Can you, please, tell us more about the planned project concerning Ukraine?
“It is not a book project. It is more of a deviation from the book that I am supposed to be writing about phenomenology in East-Central Europe. This (currently unwritten) book about phenomenology was the book I had very much wanted to write this year, but I was distracted by your revolution. It was impossible not to pay attention. And it was impossible not to realize that something extraordinary was happening. I began to think about what I could write, what I could do. I am not a political scientist and I don’t feel competent to analyze political events in real time, as they occur.
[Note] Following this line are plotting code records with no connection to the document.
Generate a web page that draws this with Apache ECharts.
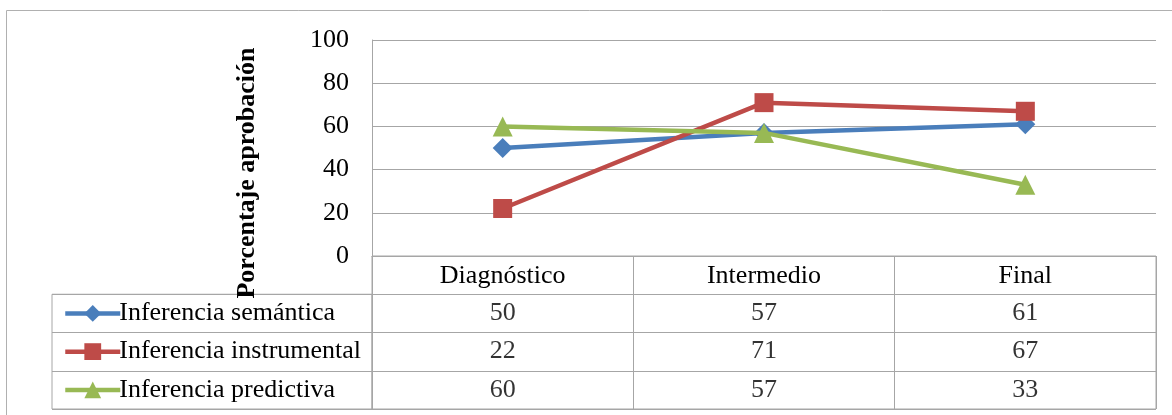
<!DOCTYPE html>
<html>
<head>
<meta charset="utf-8">
<script src="https://cdn.jsdelivr.net/npm/echarts@6/dist/echarts.min.js"></script>
<style>
html,body{margin:0;padding:0;background:#fff;}
#c{width:1172px;height:415px;}
</style>
</head>
<body>
<div id="c"></div>
<script>
const categories = ['Diagnóstico', 'Intermedio', 'Final'];
const seriesNames = ['Inferencia semántica', 'Inferencia instrumental', 'Inferencia predictiva'];
const semantica = [50, 57, 61];
const instrumental = [22, 71, 67];
const predictiva = [60, 57, 33];
const yTicks = [0, 20, 40, 60, 80, 100];
const yTitle = 'Porcentaje aprobación';

const colors = ['#4A7EBB', '#BE4B48', '#98B954'];
const symbols = ['diamond', 'rect', 'triangle'];
const seriesValues = [semantica, instrumental, predictiva];
const FONT = 'Liberation Serif';
const FS = 26;
const GRID = '#A6A6A6';

const chart = echarts.init(document.getElementById('c'), null, {renderer: 'canvas'});

const tableRows = ['hdr'].concat(seriesNames);
const cellData = [];
seriesValues.forEach((vals, si) => {
  vals.forEach((v, ci) => cellData.push([ci, si + 1, v]));
});

const lineSeries = seriesNames.map((n, i) => ({
  name: n,
  type: 'line',
  xAxisIndex: 0,
  yAxisIndex: 0,
  data: seriesValues[i],
  symbol: symbols[i],
  symbolSize: symbols[i] === 'rect' ? 19 : 20,
  showSymbol: true,
  color: colors[i],
  lineStyle: {width: 4.5, color: colors[i]},
  itemStyle: {color: colors[i]},
  animation: false,
  z: 3 + i
}));

// table geometry (rows below the plot)
const tableTop = 256, tableBottom = 409, rowH = (tableBottom - tableTop) / 4;
const legends = seriesNames.map((n, i) => ({
  orient: 'vertical',
  left: 58,
  top: tableTop + rowH * (i + 1.5) - 18,
  itemWidth: 55,
  itemHeight: 21,
  data: [n],
  lineStyle: {width: 4.5},
  textStyle: {fontSize: FS, fontFamily: FONT, color: '#000', lineHeight: 22, padding: [0, 0, 0, -6]},
  selectedMode: false
}));

chart.setOption({
  animation: false,
  textStyle: {fontFamily: FONT},
  graphic: [
    {type: 'rect', shape: {x: 6.5, y: 10.5, width: 1300, height: 600}, style: {fill: 'none', stroke: '#B0B0B0', lineWidth: 1}, z: -1},
    {type: 'text', x: 247, y: 173, rotation: Math.PI / 2,
     style: {text: yTitle, font: 'bold 26px "Liberation Serif"', fill: '#000', align: 'center', verticalAlign: 'middle'}, z: 10}
  ],
  legend: legends,
  grid: [
    {left: 372, right: 16, top: 40, bottom: 159},
    {left: 372, right: 16, top: tableTop, bottom: 415 - tableBottom, show: true, borderColor: GRID, borderWidth: 1},
    {left: 52, width: 320, top: tableTop + rowH, bottom: 415 - tableBottom, show: true, borderColor: GRID, borderWidth: 1}
  ],
  xAxis: [
    {type: 'category', gridIndex: 0, data: categories, boundaryGap: true,
     axisLine: {show: true, lineStyle: {color: GRID}}, axisTick: {show: false},
     axisLabel: {fontSize: FS, fontFamily: FONT, color: '#000', margin: 7}},
    {type: 'category', gridIndex: 1, data: categories, boundaryGap: true,
     axisLine: {show: false}, axisTick: {show: false}, axisLabel: {show: false},
     splitLine: {show: true, lineStyle: {color: GRID}}},
    {type: 'value', gridIndex: 2, show: false}
  ],
  yAxis: [
    {type: 'value', gridIndex: 0, min: 0, max: 100, interval: 20,
     axisLine: {show: true, lineStyle: {color: GRID}}, axisTick: {show: false},
     splitLine: {show: true, lineStyle: {color: GRID}},
     axisLabel: {fontSize: FS, fontFamily: FONT, color: '#000', margin: 23,
       formatter: v => yTicks.indexOf(v) >= 0 ? String(v) : ''}},
    {type: 'category', gridIndex: 1, data: tableRows, inverse: true, boundaryGap: true,
     axisLine: {show: false}, axisTick: {show: false}, axisLabel: {show: false},
     splitLine: {show: true, lineStyle: {color: GRID}}},
    {type: 'category', gridIndex: 2, data: seriesNames, inverse: true, boundaryGap: true,
     axisLine: {show: false}, axisTick: {show: false}, axisLabel: {show: false},
     splitLine: {show: true, lineStyle: {color: GRID}}}
  ],
  series: lineSeries.concat([{
    name: 'tabla',
    type: 'scatter',
    xAxisIndex: 1,
    yAxisIndex: 1,
    data: cellData,
    symbolSize: 1,
    itemStyle: {color: 'rgba(0,0,0,0)'},
    silent: true,
    label: {show: true, position: 'inside', formatter: p => String(p.value[2]),
      fontSize: FS, fontFamily: FONT, color: '#000'}
  }])
});
</script>
</body>
</html>
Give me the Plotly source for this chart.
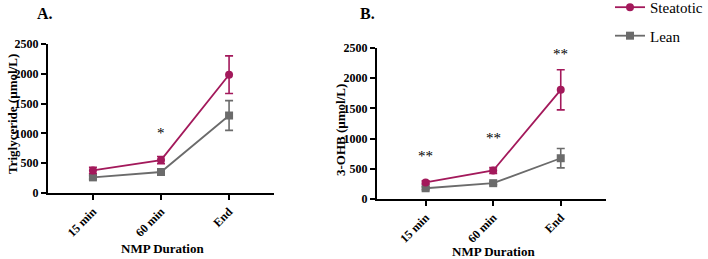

To truly understand geopolitics today you have to understand economics, and the world economy. And my understanding of economics is very weak. But the thought occurred to me what I love doing most as a historian, and what perhaps I do know how to do, is to write about ideas through the prism of individuals and individual lived experience. And so I began to think about how I could write about the meaning(s) of this revolution – about ideas, desires, ambivalences, and ambiguities – through the prism of individual experiences. So I’m working now on an essay about the Ukrainian revolution in a sense from the perspective of pure subjectivity. What I always see as my task as a historian is to write in such a way that my readers (and I’m an American writing in English, so when I think of my readers I tend to think first of Americans) can make an imaginative leap into a time and a place where they themselves weren’t. It’s an effort at understanding. And that understanding (ever necessarily imperfect) requires empathy, and requires that people about whom I write become real, live, complex subjects for my readers.”